═════ Data excerpt
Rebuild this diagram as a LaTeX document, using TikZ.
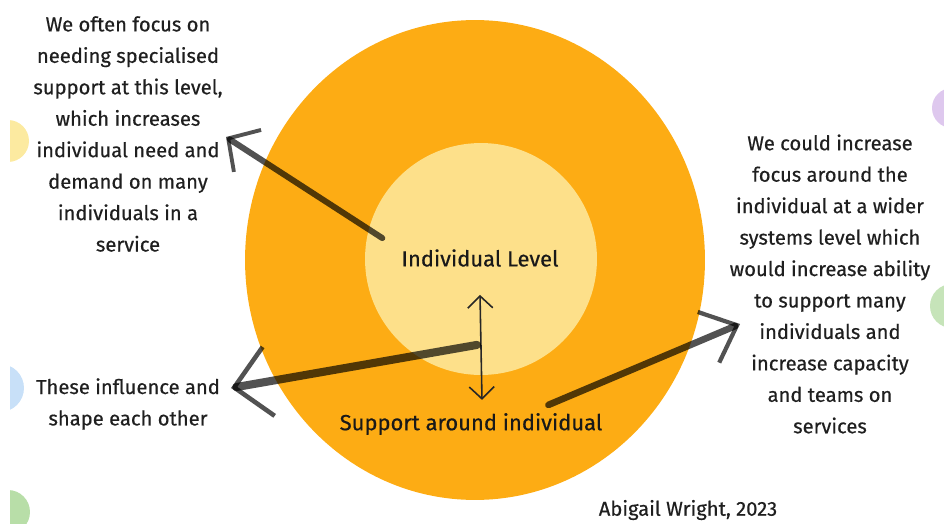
\documentclass[tikz,border=0pt]{standalone}
\usepackage{fontspec}
\setmainfont{Fira Sans}[FakeBold=0.5]
\usetikzlibrary{arrows.meta, positioning}

\definecolor{ringorange}{RGB}{253,172,20}
\definecolor{corefill}{RGB}{253,224,138}
\definecolor{dotyellow}{RGB}{252,234,160}
\definecolor{dotblue}{RGB}{200,224,248}
\definecolor{dotgreen}{RGB}{184,222,168}
\definecolor{dotpurple}{RGB}{222,200,238}

\begin{document}
\begin{tikzpicture}[x=0.02cm, y=-0.02cm,
    note/.style={align=center, font=\fontsize{11.5}{17.9}\selectfont, text=black!88},
    levellabel/.style={font=\fontsize{12.5}{15}\selectfont, text=black!90},
    brush/.style={draw=black, draw opacity=0.68, line cap=round},
    twoway/.style={{Straight Barb[length=2.4mm, width=5mm]}-{Straight Barb[length=2.4mm, width=5mm]}, line width=0.9pt, black!85}]
    \useasboundingbox (0,0) rectangle (944,524);

    % little dots cut by the page edge
    \begin{scope}
        \clip (10,0) rectangle (944,524);
        \fill[dotyellow] (8,141) circle[radius=0.42cm];
        \fill[dotblue] (0,388) circle[radius=0.48cm];
        \fill[dotgreen] (8,512) circle[radius=0.44cm];
        \fill[dotpurple] (952,108) circle[radius=0.40cm];
        \fill[dotgreen!80] (952,306) circle[radius=0.44cm];
    \end{scope}

    % outer ring and inner level
    \fill[ringorange] (475,260) ellipse[x radius=4.6cm, y radius=4.8cm];
    \fill[corefill] (481,259) circle[radius=2.32cm];

    \node[levellabel] (lvl) at (480,258) {Individual Level};
    \node[levellabel] (sup) at (471,424) {Support around individual};

    \node[note] (focus) at (128,134) {We often focus on\\needing specialised\\support at this level,\\which increases\\individual need and\\demand on many\\individuals in a\\service};
    \node[note] (shape) at (128,404) {These influence and\\shape each other};
    \node[note] (wider) at (830,284) {We could increase\\focus around the\\individual at a wider\\systems level which\\would increase ability\\to support many\\individuals and\\increase capacity\\and teams on\\services};
    \node[note] (cite) at (688,510) {Abigail Wright, 2023};

    \coordinate (focus tip) at (226,137);
    \coordinate (shape tip) at (231,388);
    \coordinate (wider tip) at (740,324);

    \draw[twoway] ([shift={(0,22)}]lvl.south) -- ([shift={(2,-7)}]lvl.south |- sup.north);

    \draw[brush, line width=3.4pt, -{Straight Barb[length=4.6mm, width=10mm, line width=2.2pt]}]
        ([shift={(-13,-5)}]lvl.north west) -- (focus tip);
    \draw[brush, line width=4.6pt, -{Straight Barb[length=7mm, width=14mm, line width=2.6pt]}]
        ([shift={(-3,72)}]lvl.south) -- (shape tip);
    \draw[brush, line width=3.8pt, -{Straight Barb[length=6.2mm, width=11mm, line width=2.4pt]}]
        ([shift={(-60,-2)}]sup.north east) -- (wider tip);
\end{tikzpicture}
\end{document}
══════════
- [Work to be completed] Tally how many lines in the material above hold the word "this". Write only that number.

- [Task answer] 2